WRITTEN PROBLEM ▸ Set down exactly the lines from the one with "What matplotlib code" to the one with "rr_hi = [None, 1.50, 1.43, 6.49, 1.15, 134.73, None, 0.93]", both included, and no line outside that range.

------ RECORDS PROVIDED ------

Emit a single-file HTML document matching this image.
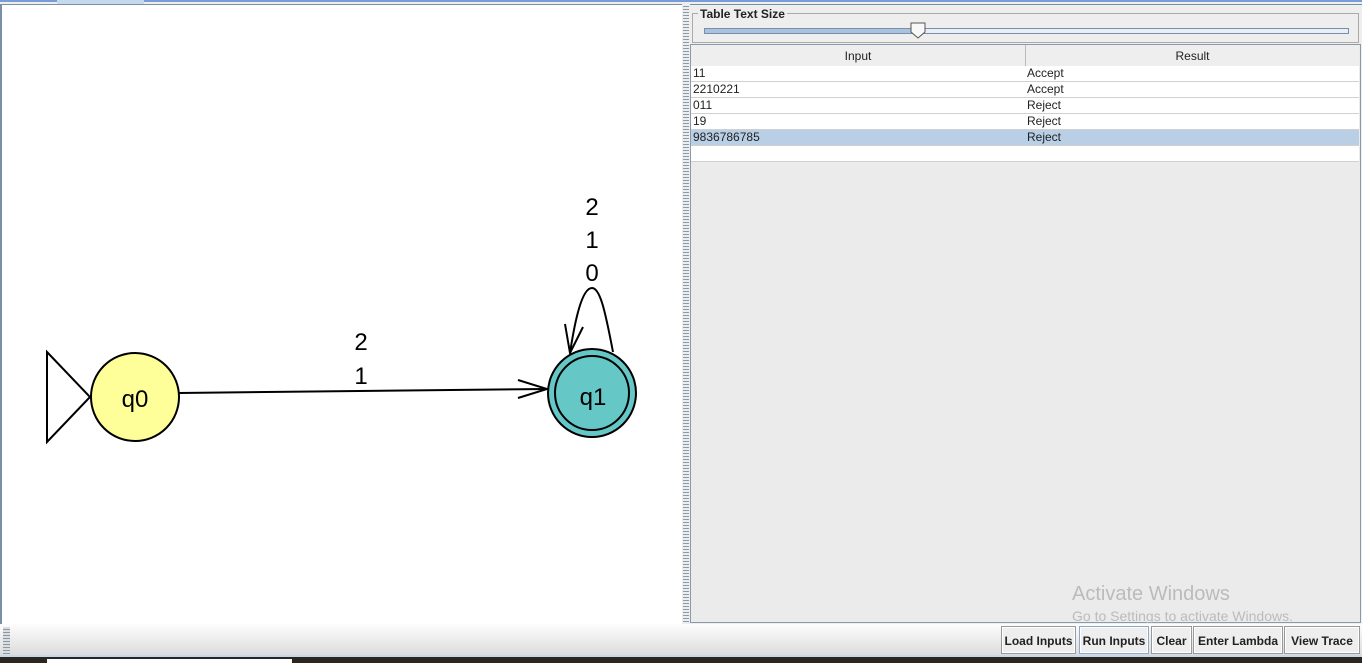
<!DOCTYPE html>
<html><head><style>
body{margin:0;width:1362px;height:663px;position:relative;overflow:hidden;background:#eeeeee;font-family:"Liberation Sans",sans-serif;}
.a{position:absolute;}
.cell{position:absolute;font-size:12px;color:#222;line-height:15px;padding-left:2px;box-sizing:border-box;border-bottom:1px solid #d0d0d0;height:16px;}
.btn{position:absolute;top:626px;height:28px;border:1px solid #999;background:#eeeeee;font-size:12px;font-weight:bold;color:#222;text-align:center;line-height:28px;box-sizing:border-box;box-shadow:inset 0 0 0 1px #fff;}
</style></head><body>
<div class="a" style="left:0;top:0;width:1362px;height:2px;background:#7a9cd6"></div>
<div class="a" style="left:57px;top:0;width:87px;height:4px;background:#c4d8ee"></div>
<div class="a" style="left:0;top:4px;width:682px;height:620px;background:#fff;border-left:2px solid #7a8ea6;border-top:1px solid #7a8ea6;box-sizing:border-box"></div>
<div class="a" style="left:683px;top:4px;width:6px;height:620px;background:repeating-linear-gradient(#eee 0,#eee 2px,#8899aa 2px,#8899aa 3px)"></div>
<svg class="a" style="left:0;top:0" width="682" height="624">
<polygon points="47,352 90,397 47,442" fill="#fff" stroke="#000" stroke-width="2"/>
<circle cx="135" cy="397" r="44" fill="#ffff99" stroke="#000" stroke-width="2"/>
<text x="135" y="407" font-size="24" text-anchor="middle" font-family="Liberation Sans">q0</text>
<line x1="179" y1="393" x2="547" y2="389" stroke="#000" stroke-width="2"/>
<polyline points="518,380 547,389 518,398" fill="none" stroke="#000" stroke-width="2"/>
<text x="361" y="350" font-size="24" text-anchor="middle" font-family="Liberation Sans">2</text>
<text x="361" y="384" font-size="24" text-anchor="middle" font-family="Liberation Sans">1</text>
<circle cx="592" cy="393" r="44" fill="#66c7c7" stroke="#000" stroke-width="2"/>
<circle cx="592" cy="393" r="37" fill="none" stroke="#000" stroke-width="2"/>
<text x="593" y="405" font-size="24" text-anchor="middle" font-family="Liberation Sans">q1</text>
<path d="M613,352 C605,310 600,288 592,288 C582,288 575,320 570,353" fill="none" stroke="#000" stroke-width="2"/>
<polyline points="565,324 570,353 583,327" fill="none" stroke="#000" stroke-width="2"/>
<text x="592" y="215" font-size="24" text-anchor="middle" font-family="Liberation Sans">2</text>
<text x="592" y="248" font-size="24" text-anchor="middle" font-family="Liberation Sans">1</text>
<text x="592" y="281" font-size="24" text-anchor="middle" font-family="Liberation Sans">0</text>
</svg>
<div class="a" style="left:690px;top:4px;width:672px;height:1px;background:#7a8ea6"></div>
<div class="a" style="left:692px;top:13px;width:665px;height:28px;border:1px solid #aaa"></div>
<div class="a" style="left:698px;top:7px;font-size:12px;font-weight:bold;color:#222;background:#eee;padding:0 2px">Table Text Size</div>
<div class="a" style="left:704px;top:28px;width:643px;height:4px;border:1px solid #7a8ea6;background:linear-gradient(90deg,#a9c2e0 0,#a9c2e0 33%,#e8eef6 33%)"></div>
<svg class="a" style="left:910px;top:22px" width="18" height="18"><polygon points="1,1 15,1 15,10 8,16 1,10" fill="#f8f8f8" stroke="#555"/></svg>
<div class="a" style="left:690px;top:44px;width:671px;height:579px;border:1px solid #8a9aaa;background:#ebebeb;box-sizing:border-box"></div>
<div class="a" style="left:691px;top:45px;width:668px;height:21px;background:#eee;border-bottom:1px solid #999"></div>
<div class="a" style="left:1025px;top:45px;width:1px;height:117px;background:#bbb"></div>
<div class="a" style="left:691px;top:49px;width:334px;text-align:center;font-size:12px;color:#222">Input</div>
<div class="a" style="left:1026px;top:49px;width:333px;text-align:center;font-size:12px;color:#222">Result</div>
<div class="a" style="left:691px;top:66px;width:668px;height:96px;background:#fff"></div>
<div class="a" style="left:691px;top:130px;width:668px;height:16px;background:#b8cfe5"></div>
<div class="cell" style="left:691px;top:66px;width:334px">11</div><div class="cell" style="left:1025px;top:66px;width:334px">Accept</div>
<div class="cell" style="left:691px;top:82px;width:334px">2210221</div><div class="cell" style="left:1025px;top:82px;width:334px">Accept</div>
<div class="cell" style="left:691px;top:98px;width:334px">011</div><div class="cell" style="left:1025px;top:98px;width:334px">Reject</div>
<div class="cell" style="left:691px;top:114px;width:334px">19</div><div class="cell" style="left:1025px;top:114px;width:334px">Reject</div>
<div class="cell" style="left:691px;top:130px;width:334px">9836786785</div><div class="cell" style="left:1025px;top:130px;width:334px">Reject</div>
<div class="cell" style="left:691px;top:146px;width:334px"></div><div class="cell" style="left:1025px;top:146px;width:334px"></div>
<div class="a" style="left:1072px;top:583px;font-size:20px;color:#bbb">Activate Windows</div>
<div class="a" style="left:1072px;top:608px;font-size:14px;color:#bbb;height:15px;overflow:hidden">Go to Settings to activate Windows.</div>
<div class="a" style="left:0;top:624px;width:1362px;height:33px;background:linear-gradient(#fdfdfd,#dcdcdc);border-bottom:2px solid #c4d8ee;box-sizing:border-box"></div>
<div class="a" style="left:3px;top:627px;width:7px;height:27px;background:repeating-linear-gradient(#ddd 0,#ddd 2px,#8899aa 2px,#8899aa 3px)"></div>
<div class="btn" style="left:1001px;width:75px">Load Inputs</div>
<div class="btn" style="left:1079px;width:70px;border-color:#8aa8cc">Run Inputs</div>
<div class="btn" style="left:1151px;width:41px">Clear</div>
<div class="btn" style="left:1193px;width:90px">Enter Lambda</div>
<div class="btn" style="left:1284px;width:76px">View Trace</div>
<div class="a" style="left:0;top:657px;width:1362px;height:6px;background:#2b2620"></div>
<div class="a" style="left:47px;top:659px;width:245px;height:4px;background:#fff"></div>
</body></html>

------
------ RECORDS PROVIDED ------

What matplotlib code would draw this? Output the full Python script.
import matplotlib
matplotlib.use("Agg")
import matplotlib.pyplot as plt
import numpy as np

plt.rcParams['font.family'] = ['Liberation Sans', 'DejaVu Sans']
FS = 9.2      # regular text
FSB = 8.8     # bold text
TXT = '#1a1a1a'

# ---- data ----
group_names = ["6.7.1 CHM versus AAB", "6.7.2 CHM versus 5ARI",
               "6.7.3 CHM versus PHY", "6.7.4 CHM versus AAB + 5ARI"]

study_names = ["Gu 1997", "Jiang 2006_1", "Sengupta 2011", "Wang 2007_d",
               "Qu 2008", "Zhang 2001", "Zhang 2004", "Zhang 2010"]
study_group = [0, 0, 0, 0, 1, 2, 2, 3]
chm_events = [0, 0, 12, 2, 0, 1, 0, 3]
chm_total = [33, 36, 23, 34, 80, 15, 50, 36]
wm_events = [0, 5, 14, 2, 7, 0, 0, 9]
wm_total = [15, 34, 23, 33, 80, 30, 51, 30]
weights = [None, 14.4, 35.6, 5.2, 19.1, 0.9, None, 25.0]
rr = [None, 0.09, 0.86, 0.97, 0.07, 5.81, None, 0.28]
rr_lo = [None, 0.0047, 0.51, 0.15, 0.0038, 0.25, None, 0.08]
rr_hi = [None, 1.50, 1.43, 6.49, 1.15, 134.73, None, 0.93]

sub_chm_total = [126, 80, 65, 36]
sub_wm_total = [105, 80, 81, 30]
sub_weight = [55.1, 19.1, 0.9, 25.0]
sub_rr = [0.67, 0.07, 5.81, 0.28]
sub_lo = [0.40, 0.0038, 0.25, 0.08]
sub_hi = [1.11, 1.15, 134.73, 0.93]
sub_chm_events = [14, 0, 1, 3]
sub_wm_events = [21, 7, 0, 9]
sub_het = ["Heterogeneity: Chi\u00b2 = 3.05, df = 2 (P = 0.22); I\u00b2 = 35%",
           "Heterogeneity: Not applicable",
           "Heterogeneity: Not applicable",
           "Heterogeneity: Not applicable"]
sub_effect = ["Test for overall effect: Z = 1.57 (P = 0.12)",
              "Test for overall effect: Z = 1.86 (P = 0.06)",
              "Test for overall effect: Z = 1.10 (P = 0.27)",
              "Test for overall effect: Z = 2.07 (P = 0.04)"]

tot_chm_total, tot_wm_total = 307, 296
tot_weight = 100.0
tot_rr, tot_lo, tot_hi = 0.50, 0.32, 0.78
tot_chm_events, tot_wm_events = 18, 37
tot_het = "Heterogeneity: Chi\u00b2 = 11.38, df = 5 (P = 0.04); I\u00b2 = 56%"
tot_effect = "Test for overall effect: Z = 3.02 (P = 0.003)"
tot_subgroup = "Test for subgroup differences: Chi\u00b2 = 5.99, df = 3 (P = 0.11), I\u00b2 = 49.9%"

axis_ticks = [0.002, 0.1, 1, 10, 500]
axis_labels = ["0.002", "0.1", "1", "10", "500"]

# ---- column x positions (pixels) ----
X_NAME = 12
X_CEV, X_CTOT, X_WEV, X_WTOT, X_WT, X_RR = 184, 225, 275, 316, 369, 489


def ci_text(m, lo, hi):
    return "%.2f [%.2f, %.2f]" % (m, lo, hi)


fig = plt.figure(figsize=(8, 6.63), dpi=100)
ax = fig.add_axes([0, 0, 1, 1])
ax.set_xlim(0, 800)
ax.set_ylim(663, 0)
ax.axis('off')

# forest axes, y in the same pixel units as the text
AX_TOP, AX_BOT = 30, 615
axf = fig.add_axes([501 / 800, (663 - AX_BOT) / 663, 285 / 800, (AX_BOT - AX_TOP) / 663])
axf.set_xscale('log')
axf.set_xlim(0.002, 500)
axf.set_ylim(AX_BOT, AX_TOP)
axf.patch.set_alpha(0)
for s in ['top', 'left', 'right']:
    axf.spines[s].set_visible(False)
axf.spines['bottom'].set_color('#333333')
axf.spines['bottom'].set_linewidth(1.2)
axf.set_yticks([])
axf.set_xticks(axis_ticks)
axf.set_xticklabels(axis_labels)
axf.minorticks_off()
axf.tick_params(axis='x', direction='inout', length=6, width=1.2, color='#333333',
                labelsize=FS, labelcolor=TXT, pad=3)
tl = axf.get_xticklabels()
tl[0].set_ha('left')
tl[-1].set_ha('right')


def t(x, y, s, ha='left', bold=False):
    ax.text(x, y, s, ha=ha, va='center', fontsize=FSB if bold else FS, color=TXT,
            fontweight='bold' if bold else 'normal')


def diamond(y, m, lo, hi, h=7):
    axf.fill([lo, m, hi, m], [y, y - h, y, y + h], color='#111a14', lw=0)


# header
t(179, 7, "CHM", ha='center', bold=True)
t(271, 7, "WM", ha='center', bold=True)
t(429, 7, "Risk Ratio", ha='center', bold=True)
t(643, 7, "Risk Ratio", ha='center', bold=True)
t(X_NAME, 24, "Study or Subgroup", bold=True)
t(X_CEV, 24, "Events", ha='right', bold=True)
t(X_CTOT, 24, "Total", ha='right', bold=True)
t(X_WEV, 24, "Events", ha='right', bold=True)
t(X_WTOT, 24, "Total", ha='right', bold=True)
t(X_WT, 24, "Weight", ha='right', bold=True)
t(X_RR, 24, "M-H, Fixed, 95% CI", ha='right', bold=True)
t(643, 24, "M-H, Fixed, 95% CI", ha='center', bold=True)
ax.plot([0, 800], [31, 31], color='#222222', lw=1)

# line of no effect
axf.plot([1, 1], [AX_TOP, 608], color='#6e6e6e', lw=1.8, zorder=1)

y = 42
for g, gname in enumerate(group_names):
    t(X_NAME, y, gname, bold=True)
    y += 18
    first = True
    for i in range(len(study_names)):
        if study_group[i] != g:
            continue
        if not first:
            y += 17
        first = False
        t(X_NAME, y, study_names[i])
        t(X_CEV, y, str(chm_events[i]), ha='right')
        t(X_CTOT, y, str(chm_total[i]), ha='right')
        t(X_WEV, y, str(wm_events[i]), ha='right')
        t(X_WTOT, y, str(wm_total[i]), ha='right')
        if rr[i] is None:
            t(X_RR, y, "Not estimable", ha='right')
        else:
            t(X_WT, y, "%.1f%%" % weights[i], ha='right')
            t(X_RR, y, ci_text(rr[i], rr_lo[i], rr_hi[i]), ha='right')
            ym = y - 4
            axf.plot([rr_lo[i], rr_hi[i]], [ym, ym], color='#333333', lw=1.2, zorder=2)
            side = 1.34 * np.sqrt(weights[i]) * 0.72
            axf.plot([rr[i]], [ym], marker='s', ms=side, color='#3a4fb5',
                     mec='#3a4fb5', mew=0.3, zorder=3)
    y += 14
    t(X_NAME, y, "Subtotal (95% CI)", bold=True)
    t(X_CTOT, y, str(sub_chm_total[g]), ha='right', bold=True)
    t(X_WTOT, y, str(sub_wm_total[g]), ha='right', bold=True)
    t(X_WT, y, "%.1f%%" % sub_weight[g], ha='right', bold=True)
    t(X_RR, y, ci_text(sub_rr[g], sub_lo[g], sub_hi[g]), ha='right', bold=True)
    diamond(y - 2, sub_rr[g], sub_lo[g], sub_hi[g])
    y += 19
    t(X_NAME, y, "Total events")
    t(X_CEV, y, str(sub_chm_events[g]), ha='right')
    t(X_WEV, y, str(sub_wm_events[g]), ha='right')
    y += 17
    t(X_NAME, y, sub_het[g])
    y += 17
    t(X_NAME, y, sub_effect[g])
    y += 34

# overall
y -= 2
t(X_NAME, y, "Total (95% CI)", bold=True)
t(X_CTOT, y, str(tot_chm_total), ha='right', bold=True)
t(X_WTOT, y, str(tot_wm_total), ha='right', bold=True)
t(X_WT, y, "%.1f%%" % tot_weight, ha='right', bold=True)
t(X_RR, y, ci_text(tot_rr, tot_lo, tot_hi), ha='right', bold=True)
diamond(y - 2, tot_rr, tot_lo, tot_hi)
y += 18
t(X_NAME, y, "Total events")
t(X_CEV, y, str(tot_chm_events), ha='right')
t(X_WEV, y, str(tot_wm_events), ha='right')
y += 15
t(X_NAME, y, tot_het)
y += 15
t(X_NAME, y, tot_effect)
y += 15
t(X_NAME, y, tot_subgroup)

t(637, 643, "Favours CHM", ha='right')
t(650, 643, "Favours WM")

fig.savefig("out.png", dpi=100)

------

ANSWER FOR THIS EXERCISE ▸
What matplotlib code would draw this? Output the full Python script.
import matplotlib
matplotlib.use("Agg")
import matplotlib.pyplot as plt
import numpy as np

plt.rcParams['font.family'] = ['Liberation Sans', 'DejaVu Sans']
FS = 9.2      # regular text
FSB = 8.8     # bold text
TXT = '#1a1a1a'

# ---- data ----
group_names = ["6.7.1 CHM versus AAB", "6.7.2 CHM versus 5ARI",
               "6.7.3 CHM versus PHY", "6.7.4 CHM versus AAB + 5ARI"]

study_names = ["Gu 1997", "Jiang 2006_1", "Sengupta 2011", "Wang 2007_d",
               "Qu 2008", "Zhang 2001", "Zhang 2004", "Zhang 2010"]
study_group = [0, 0, 0, 0, 1, 2, 2, 3]
chm_events = [0, 0, 12, 2, 0, 1, 0, 3]
chm_total = [33, 36, 23, 34, 80, 15, 50, 36]
wm_events = [0, 5, 14, 2, 7, 0, 0, 9]
wm_total = [15, 34, 23, 33, 80, 30, 51, 30]
weights = [None, 14.4, 35.6, 5.2, 19.1, 0.9, None, 25.0]
rr = [None, 0.09, 0.86, 0.97, 0.07, 5.81, None, 0.28]
rr_lo = [None, 0.0047, 0.51, 0.15, 0.0038, 0.25, None, 0.08]
rr_hi = [None, 1.50, 1.43, 6.49, 1.15, 134.73, None, 0.93]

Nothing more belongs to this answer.